Once a student-athlete transfers to a new school, he or she is required to sit out of at least 50 percent of an athletic season, according to the new policy. If the student transfers a second time, he or she must sit out an entire year.
And if an athlete transfers in season, he or she must sit out an entire year.
Transfers, Hines said, have become an issue not just for the AIA but also for several state athletics boards in recent years.
“It is a national issue,” Hines said. “Across the nation, this is one of the top priorities, eligibility and transfers. I think it’s the perception that there’s always something better at another school. Either college coaches will see you at a big school, you’ll be noticed, (and) have a better shot for a scholarship.
“We think that, for college coaches, their job is to find talent. And no matter where you go to school, if you have what they are looking for, they’ll find you. That has been proven over time.”
Former Chandler High School wide receiver and current Oregon State signee Dionte Sykes said his transfer from Basha High School was recruiting-based. Sykes, who was eligible to play right away under the old policy because he moved homes, said his transfer paid off instantly: He saw one college recruiter during spring football in his time at Basha, he said, while spring practices at Chandler drew coaches ranging from junior college programs to Division I.
“Chandler was where I needed to be the whole time,” Sykes said. “The exposure that you get, it changes instantly once you step foot on campus and once you become part of the team.”
Chandler High, with an International Baccalaureate program to boast of academically, the Chandler Center for the Arts on campus for extracurricular programs and a nationally ranked football program, has become one of the biggest landing spots for high schoolers with Division I aspirations.
Each of the school’s last four quarterbacks have gone on to earn scholarships from Pac-12 schools. None of the four, plus current starter and rising junior Jacob Conover, lived or live within the school’s boundaries.
“I enjoy open enrollment,” Chandler football coach Shaun Aguano said. “The reason why I like open enrollment is because my kids are on open enrollment, too; and I’m going to look for the best place that fits for my kids as well from a culture standpoint, from an academic standpoint and an athletic standpoint. I think that Chandler High fits all of those molds.”
Sykes said his visit to Chandler’s campus was eye-opening, and not because of what he wanted to accomplish in terms of landing a scholarship or being successful on the football field.
“They don’t talk about football,” Sykes said. “Not one bit. They are worried about you coming in and working hard not in the weight room or not even on the football field, but in the classroom. That’s a big part of why Chandler is so successful, I think.”
Hines said the AIA is watchful for recruiting and tampering in transfer cases, but said most of the problem doesn’t come from coaches — it’s from parents. Hines said playing club sports before high school builds relationships between kids and between parents, leading them to all want to attend the same school when it comes to picking a high school.
“Sometimes, they’ll say, ‘Hey, if we all go to the same school, then we’ll be better,’” Hines said. “I think there’s more of that going on than coaches outright recruiting.”

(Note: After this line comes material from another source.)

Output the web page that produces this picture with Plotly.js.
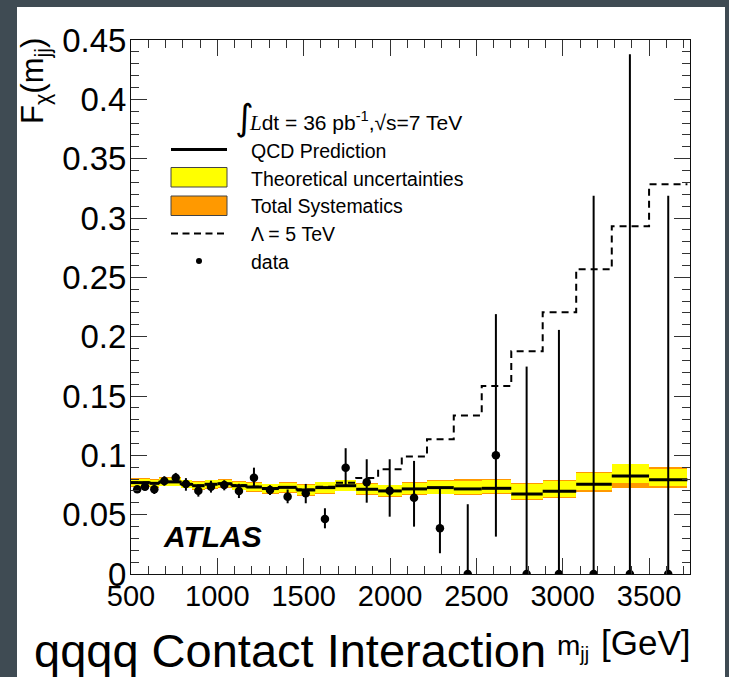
<!DOCTYPE html>
<html>
<head>
<meta charset="utf-8">
<script src="https://cdn.plot.ly/plotly-3.0.1.min.js"></script>
<style>
  html, body { margin: 0; padding: 0; background: #3f4b53; }
  #chart { width: 729px; height: 677px; }
</style>
</head>
<body>
<div id="chart"></div>
<script>
// Dijet invariant mass bin edges [GeV]
const binEdges = [500, 558, 608, 664, 726, 788, 854, 926, 1001, 1082, 1168, 1258, 1356, 1459, 1567,
                  1683, 1804, 1931, 2068, 2214, 2369, 2531, 2702, 2884, 3078, 3284, 3500, 3722];

// QCD prediction of F_chi in each mass bin
const qcdValues = [0.0770, 0.0770, 0.0764, 0.0776, 0.0776, 0.0756, 0.0744, 0.0756, 0.0761, 0.0744,
                   0.0733, 0.0720, 0.0730, 0.0708, 0.0728, 0.0744, 0.0714, 0.0700, 0.0717, 0.0728,
                   0.0717, 0.0722, 0.0674, 0.0697, 0.0756, 0.0826, 0.0795];

// Theoretical uncertainty band
const theoryLow  = [0.0738, 0.0738, 0.0733, 0.0745, 0.0745, 0.0726, 0.0714, 0.0724, 0.0729, 0.0710,
                    0.0699, 0.0684, 0.0692, 0.0668, 0.0686, 0.0702, 0.0670, 0.0655, 0.0670, 0.0678,
                    0.0675, 0.0680, 0.0630, 0.0646, 0.0708, 0.0770, 0.0742];
const theoryHigh = [0.0800, 0.0800, 0.0795, 0.0806, 0.0807, 0.0788, 0.0775, 0.0788, 0.0794, 0.0779,
                    0.0768, 0.0757, 0.0770, 0.0750, 0.0772, 0.0788, 0.0760, 0.0748, 0.0766, 0.0782,
                    0.0787, 0.0793, 0.0756, 0.0784, 0.0849, 0.0927, 0.0883];

// Total systematic uncertainty band
const systLow  = [0.0733, 0.0734, 0.0728, 0.0740, 0.0738, 0.0721, 0.0709, 0.0719, 0.0724, 0.0705,
                  0.0694, 0.0678, 0.0686, 0.0661, 0.0676, 0.0696, 0.0663, 0.0648, 0.0663, 0.0670,
                  0.0666, 0.0672, 0.0624, 0.0638, 0.0694, 0.0728, 0.0728];
const systHigh = [0.0806, 0.0805, 0.0800, 0.0815, 0.0818, 0.0795, 0.0781, 0.0793, 0.0799, 0.0784,
                  0.0773, 0.0762, 0.0775, 0.0755, 0.0778, 0.0793, 0.0765, 0.0753, 0.0772, 0.0790,
                  0.0798, 0.0800, 0.0764, 0.0792, 0.0862, 0.0930, 0.0900];

// Contact interaction prediction, Lambda = 5 TeV
const ciValues = [0.0772, 0.0772, 0.0766, 0.0778, 0.0778, 0.0758, 0.0746, 0.0758, 0.0763, 0.0747,
                  0.0736, 0.0724, 0.0734, 0.0713, 0.0735, 0.0770, 0.0810, 0.0883, 0.0990, 0.1136,
                  0.1335, 0.1585, 0.1877, 0.2206, 0.2568, 0.2931, 0.3285];

// Measured F_chi (36 pb^-1)
const dataMass = [536, 581, 635, 693, 759, 818, 890, 963, 1040, 1125, 1212, 1305, 1407, 1512, 1623,
                  1743, 1865, 1998, 2139, 2289, 2450, 2613, 2791, 2978, 3179, 3389, 3611];
const dataFchi = [0.0714, 0.0736, 0.0714, 0.0784, 0.0812, 0.0758, 0.0702, 0.0736, 0.0750, 0.0700,
                  0.0812, 0.0708, 0.0652, 0.0680, 0.0464, 0.0896, 0.0773, 0.0702, 0.0643, 0.0385,
                  0, 0.1000, 0, 0, 0, 0, 0];
const dataErrUp   = [0.003, 0.003, 0.004, 0.004, 0.004, 0.005, 0.005, 0.005, 0.004, 0.006,
                     0.0084, 0.004, 0.006, 0.0079, 0.009, 0.0164, 0.0194, 0.0265, 0.031, 0.0335,
                     0.0588, 0.119, 0.1748, 0.2057, 0.3187, 0.438, 0.3187];
const dataErrDown = [0.003, 0.003, 0.004, 0.004, 0.004, 0.0056, 0.005, 0.005, 0.0045, 0.006,
                     0.008, 0.0042, 0.0056, 0.0084, 0.0079, 0.0146, 0.0172, 0.0219, 0.0244, 0.021,
                     0, 0.0685, 0, 0, 0, 0, 0];

// Axis tick values and labels
const yTickVals = [0, 0.05, 0.1, 0.15, 0.2, 0.25, 0.3, 0.35, 0.4, 0.45];
const yTickLabels = ['0', '0.05', '0.1', '0.15', '0.2', '0.25', '0.3', '0.35', '0.4', '0.45'];
const xTickVals = [500, 1000, 1500, 2000, 2500, 3000, 3500];
const xTickLabels = ['500', '1000', '1500', '2000', '2500', '3000', '3500'];

// Legend entries
const legendLabels = ['QCD Prediction', 'Theoretical uncertainties', 'Total Systematics', '\u039B = 5 TeV', 'data'];

// ---- derived per-bin geometry ----
const nBins = qcdValues.length;
const binCenters = [], binWidths = [];
for (let i = 0; i < nBins; i++) {
  binCenters.push((binEdges[i] + binEdges[i + 1]) / 2);
  binWidths.push(binEdges[i + 1] - binEdges[i]);
}
const diff = (hi, lo) => hi.map((v, i) => v - lo[i]);

// QCD as separate horizontal segments per bin
const qcdX = [], qcdY = [];
for (let i = 0; i < nBins; i++) {
  qcdX.push(binEdges[i], binEdges[i + 1], null);
  qcdY.push(qcdValues[i], qcdValues[i], null);
}

const FONT = 'Liberation Sans, Arial, Helvetica, sans-serif';

const traces = [
  { type: 'bar', x: binCenters, width: binWidths, base: systLow, y: diff(systHigh, systLow),
    marker: { color: '#ff9900', line: { width: 0 } }, hoverinfo: 'skip', showlegend: false },
  { type: 'bar', x: binCenters, width: binWidths, base: theoryLow, y: diff(theoryHigh, theoryLow),
    marker: { color: '#ffff00', line: { width: 0 } }, hoverinfo: 'skip', showlegend: false },
  { type: 'scatter', mode: 'lines', x: binEdges, y: ciValues.concat([ciValues[nBins - 1]]),
    line: { shape: 'hv', color: '#000', width: 2, dash: '7px,5px' }, showlegend: false },
  { type: 'scatter', mode: 'lines', x: qcdX, y: qcdY, connectgaps: false,
    line: { color: '#000', width: 3 }, showlegend: false },
  { type: 'scatter', mode: 'markers', x: dataMass, y: dataFchi,
    marker: { color: '#000', size: 8.5 },
    error_y: { type: 'data', symmetric: false, array: dataErrUp, arrayminus: dataErrDown,
               color: '#000', thickness: 2, width: 0 },
    cliponaxis: true, showlegend: false }
];

// plot-area pixel -> paper coordinates
const M = { l: 131, r: 39, t: 40, b: 103 };
const PW = 729 - M.l - M.r, PH = 677 - M.t - M.b;
const px = v => (v - M.l) / PW;
const py = v => 1 - (v - M.t) / PH;

const shapes = [
  // white canvas panel
  { type: 'rect', xref: 'paper', yref: 'paper', x0: px(17), x1: px(725), y0: py(700), y1: py(7),
    fillcolor: '#ffffff', line: { width: 0 }, layer: 'below' },
  // legend symbols
  { type: 'line', xref: 'paper', yref: 'paper', x0: px(171), x1: px(227), y0: py(149.5), y1: py(149.5),
    line: { color: '#000', width: 3 } },
  { type: 'rect', xref: 'paper', yref: 'paper', x0: px(171), x1: px(227), y0: py(187), y1: py(167.5),
    fillcolor: '#ffff00', line: { color: '#444', width: 1 } },
  { type: 'rect', xref: 'paper', yref: 'paper', x0: px(171), x1: px(227), y0: py(215.5), y1: py(196),
    fillcolor: '#ff9900', line: { color: '#444', width: 1 } },
  { type: 'line', xref: 'paper', yref: 'paper', x0: px(171), x1: px(227), y0: py(233.5), y1: py(233.5),
    line: { color: '#000', width: 2, dash: '7px,4.5px' } },
  { type: 'circle', xref: 'paper', yref: 'paper', x0: px(196), x1: px(202), y0: py(264), y1: py(258),
    fillcolor: '#000', line: { width: 0 } }
];

const legendY = [151, 178.5, 206, 234, 262];
const annotations = legendLabels.map((t, i) => ({
  xref: 'paper', yref: 'paper', x: px(249), y: py(legendY[i]), xanchor: 'left', yanchor: 'middle',
  text: t, showarrow: false, font: { family: FONT, size: 19.5, color: '#000' }
}));

annotations.push(
  { xref: 'paper', yref: 'paper', x: px(233), y: py(117), xanchor: 'left', yanchor: 'middle',
    text: '\u222B', showarrow: false, font: { family: 'DejaVu Sans, sans-serif', size: 36, color: '#000' } },
  { xref: 'paper', yref: 'paper', x: px(247), y: py(121), xanchor: 'left', yanchor: 'middle',
    text: '<span style="font-family:Liberation Serif"><i>L</i></span>dt = 36 pb<sup>-1</sup>,\u221As=7 TeV',
    showarrow: false, font: { family: FONT, size: 21, color: '#000' } },
  { xref: 'paper', yref: 'paper', x: px(212), y: py(536), xanchor: 'center', yanchor: 'middle',
    text: '<b><i>ATLAS</i></b>', showarrow: false, font: { family: FONT, size: 30, color: '#000' } },
  { xref: 'paper', yref: 'paper', x: px(35), y: py(36), xanchor: 'center', yanchor: 'top', textangle: -90,
    text: 'F<sub>\u03C7</sub>(m<sub>jj</sub>)', showarrow: false, font: { family: FONT, size: 31, color: '#000' } },
  { xref: 'paper', yref: 'paper', x: px(555), y: py(647), xanchor: 'left', yanchor: 'middle',
    text: 'm<sub>jj</sub>', showarrow: false, font: { family: FONT, size: 28, color: '#000' } },
  { xref: 'paper', yref: 'paper', x: px(599), y: py(642), xanchor: 'left', yanchor: 'middle',
    text: '[GeV]', showarrow: false, font: { family: FONT, size: 35, color: '#000' } },
  { xref: 'paper', yref: 'paper', x: px(32), y: py(650), xanchor: 'left', yanchor: 'middle',
    text: 'qqqq Contact Interaction', showarrow: false, font: { family: FONT, size: 47, color: '#000' } }
);

const axisCommon = {
  showline: true, linecolor: '#111', linewidth: 1, mirror: 'ticks',
  ticks: 'inside', ticklen: 16, tickwidth: 1, tickcolor: '#333',
  showgrid: false, zeroline: false
};

const layout = {
  width: 729, height: 677,
  margin: M,
  paper_bgcolor: '#3f4b53',
  plot_bgcolor: '#ffffff',
  barmode: 'overlay',
  bargap: 0,
  showlegend: false,
  xaxis: Object.assign({}, axisCommon, {
    range: [500, 3737], tickmode: 'array', tickvals: xTickVals, ticktext: xTickLabels,
    tickfont: { family: FONT, size: 29, color: '#000' },
    minor: { dtick: 100, ticks: 'inside', ticklen: 8, tickcolor: '#333', showgrid: false },
    ticklabelstandoff: -4
  }),
  yaxis: Object.assign({}, axisCommon, {
    range: [0, 0.45], tickmode: 'array', tickvals: yTickVals, ticktext: yTickLabels,
    tickfont: { family: FONT, size: 33, color: '#000' },
    minor: { dtick: 0.01, ticks: 'inside', ticklen: 8, tickcolor: '#333', showgrid: false },
    ticklabelstandoff: -3
  }),
  shapes: shapes,
  annotations: annotations
};

Plotly.newPlot('chart', traces, layout, { staticPlot: true, displayModeBar: false });
</script>
</body>
</html>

If a student-athlete like Sykes were to transfer schools now, he would have to fill out an AIA Form 250, which must be signed by both athletic directors and certifies that the transfer didn’t involve any impropriety. The form asks about the student’s living situation, reasons for the move, the motive behind the transfer. And it seeks to weed out recruiting by coaches or members of the programs.
The rule allows student-athletes to have their cases heard in the form of an appeal, meaning they will have to show some form of hardship in order to avoid sitting out. Hines said a hardship must be something “unforeseen, unavoidable and uncorrectable,” such as a parent no longer being able to afford tuition at a private school or a job transfer that uproots a family across the state.
Hines said the biggest loss from having an open-enrollment policy is the loss of community in high schools. While schools in areas with strictly enforced closed boundary areas can have a reasonable expectation of knowing what their class size will look like and which kids they can expect to have in the school, open enrollment creates variances. It also means the school’s athletic accomplishments may not be attributable to the community.
For example, Chandler High School has won two big-school state championships in the time since Sykes transferred to the program. Hines argues it is difficult for parents to root for a team that won two titles with players who are not from that area.
“We are losing some of our community schools, where you grew up in an area and the whole community could get behind kids when they compete,” Hines said. “Now, you have some schools where some of their best kids aren’t from that area and so they don’t have quite as much community support.”
Chandler High School Principal Larry Rother said he understands the concern for losing the community aspect of high school athletics. However, he said his goal is to provide a school that helps as many students as possible. Rother estimates that about three in every 10 Chandler High School students come from outside of the school’s boundaries.
“I like when communities support their schools, but I also believe that students have to make a choice on where they go to school based on what’s best for them,” Rother said. “I take pride in the fact that three out of every 10 of our kids choose Chandler High School.
“If a student demonstrates that they want to work hard and they want to follow the rules and they want to take a great education opportunity that we offer here in Chandler, I want them to come here.”
For as much as parents want their kids to go to the best schools possible, administrators and coaches say they have put just as much emphasis on making sure their school or program is the most attractive possible for people to want to go there. Former Hamilton High School football coach Steve Belles said his goal when he was coaching was to make his school a “destination place” not just for athletes, but for students.
The goal, Hines said, is understandable. Coaches want the best players possible, regardless of where they come from, and making their schools attractive is one way of doing so without flat-out recruiting.
“I think, obviously, coaches would like to have the best talent possible,” Hines said. “If schools or programs have been successful, they tend to have coaches that have been there quite a while and sometimes that’s a factor in where people choose to go to school. I think that’s probably the No. 1 factor.”